Là aussi, le risque est de voir une baisse des rendements en lait, voire de la fertilité des troupeaux dans un contexte où le cahier des charges de l'IGP saint-marcellin impose 180 jours de pâture.
Seules les exploitations qui ont pu avoir accès à des productions fourragères de maïs, sorgho ou luzerne ont pu atténuer leurs pertes de rendement.
L'autre alternative restant la décapitalisation du troupeau.
Décision en février
Une autre mission de terrain devrait avoir lieu dans le Sud-Isère.
Puis une commission départementale siègera dans la première quinzaine de décembre afin de valider les zonages et de faire remonter le dossier à la commission nationale.
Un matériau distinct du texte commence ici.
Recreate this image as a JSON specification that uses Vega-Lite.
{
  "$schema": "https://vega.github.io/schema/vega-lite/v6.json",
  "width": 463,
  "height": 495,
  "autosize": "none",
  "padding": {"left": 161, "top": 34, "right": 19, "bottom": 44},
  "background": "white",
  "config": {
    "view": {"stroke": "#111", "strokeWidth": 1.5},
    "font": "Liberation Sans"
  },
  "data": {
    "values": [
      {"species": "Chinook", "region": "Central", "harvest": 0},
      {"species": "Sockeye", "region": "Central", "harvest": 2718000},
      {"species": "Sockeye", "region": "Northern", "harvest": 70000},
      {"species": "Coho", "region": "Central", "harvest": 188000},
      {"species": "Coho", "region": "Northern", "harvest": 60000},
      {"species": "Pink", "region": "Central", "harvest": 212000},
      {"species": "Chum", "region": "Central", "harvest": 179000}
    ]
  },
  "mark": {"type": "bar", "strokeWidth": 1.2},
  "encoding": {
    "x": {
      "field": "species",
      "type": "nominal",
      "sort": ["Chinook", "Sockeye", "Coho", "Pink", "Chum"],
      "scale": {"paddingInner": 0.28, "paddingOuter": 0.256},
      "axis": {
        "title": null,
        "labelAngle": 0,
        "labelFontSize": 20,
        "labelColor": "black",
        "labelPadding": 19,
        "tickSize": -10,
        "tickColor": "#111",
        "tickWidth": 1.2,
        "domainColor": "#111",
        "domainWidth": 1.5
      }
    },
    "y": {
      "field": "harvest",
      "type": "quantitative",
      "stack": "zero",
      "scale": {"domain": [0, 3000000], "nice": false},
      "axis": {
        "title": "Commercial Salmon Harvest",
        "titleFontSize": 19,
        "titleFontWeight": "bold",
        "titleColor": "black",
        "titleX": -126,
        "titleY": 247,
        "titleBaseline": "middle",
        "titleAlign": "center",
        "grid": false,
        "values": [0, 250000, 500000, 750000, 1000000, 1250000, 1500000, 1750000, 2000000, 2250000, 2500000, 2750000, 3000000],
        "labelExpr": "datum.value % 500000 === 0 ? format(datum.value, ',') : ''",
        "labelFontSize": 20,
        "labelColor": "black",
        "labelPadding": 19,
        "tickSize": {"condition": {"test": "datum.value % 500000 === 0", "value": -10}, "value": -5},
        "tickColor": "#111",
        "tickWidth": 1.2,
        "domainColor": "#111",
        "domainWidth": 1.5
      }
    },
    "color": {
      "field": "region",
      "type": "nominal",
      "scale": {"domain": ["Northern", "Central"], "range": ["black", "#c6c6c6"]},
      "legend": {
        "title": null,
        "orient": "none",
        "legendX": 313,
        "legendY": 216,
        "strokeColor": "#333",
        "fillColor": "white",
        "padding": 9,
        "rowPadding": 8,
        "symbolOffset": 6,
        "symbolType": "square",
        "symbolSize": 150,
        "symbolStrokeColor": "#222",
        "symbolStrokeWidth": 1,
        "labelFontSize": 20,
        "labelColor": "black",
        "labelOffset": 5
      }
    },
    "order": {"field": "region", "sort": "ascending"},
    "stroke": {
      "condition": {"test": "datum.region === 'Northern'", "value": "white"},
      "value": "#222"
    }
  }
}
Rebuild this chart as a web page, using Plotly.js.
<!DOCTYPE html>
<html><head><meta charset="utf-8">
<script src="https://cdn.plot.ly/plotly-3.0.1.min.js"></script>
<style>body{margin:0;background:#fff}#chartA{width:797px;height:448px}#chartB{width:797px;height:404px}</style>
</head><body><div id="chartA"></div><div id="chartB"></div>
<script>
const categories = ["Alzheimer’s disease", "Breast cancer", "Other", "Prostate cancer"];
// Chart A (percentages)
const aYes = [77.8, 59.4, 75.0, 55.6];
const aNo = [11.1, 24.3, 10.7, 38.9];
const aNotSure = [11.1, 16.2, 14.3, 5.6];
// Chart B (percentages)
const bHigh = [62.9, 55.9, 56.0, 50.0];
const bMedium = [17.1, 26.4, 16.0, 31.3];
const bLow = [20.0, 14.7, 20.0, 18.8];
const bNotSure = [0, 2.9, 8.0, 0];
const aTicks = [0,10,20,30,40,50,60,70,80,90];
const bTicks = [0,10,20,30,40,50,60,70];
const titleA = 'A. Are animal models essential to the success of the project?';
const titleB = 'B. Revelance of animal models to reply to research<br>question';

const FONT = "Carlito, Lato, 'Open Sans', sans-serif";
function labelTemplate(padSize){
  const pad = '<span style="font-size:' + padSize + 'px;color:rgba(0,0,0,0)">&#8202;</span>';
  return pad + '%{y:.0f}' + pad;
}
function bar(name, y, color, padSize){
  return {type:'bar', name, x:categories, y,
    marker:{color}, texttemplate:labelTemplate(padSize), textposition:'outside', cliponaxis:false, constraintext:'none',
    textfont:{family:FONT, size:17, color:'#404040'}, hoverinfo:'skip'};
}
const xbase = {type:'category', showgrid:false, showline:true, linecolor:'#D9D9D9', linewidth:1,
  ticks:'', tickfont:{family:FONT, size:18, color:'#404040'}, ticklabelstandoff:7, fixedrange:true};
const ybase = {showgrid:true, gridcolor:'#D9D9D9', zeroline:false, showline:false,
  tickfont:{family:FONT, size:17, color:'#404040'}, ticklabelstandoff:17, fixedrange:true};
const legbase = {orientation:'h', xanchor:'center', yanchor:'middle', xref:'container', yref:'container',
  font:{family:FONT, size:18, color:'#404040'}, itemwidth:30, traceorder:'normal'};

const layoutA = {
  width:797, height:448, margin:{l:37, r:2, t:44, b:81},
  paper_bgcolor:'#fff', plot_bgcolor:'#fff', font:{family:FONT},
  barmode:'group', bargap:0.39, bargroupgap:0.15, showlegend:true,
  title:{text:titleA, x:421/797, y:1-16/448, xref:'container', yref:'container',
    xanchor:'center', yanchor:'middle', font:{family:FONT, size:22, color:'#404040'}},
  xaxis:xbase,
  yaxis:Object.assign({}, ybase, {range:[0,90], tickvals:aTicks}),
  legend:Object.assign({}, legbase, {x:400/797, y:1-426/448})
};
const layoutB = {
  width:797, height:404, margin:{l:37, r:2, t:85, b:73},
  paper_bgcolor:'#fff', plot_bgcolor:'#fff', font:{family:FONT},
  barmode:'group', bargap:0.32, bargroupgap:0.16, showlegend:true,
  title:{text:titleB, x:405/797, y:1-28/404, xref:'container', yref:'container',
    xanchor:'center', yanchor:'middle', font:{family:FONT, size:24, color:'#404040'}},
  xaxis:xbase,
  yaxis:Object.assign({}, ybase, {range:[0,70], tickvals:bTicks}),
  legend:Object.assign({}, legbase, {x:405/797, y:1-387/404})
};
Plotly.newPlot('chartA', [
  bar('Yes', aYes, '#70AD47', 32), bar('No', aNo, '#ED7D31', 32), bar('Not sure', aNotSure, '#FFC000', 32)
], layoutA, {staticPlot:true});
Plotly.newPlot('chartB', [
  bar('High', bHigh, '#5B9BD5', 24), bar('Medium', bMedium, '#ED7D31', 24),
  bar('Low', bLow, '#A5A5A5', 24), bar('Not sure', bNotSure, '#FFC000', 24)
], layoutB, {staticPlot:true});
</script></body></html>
Cette dernière statuera au mois de février 2019 sur la reconnaissance de l'état de calamité agricole du département de l'Isère ou d'une partie du territoire.
Les critères reconnus par l'administration restent une perte de fourrage de plus de 30% et de 12% des revenus.
Les cultures assurables ne peuvent pas être prises en compte au titre des dégâts liés à la calamité.
Pour autant, la question du maïs ensilage mérite d'être posée : « Entre-t-elle dans le calcul en tant que fourrage ? Fait-elle partie des cultures indemnisables ? », interroge André Coppard, élu à la chambre d'agriculture.
Des aides attendues
D'ici le mois de décembre, la chambre d'agriculture complètera les enquêtes de terrain par d'autres éléments d'information.
Si la reconnaissance de calamité agricole pour les pertes liées à la sécheresse est admise, alors elle donnera un cadre juridique à la mise en place de mesures comme des aides directes ou indirectes, généralement une exonération de la TFNB (taxe foncière sur les propriétés non bâties) - mais pour 2019 - , ou bien un report de cotisations sociales, des aides régionales etc.
En attendant, les agriculteurs scrutent le ciel et espèrent les 20 mm de pluie prévus pour cette fin de semaine qui pourraient sauver les semis d'automne.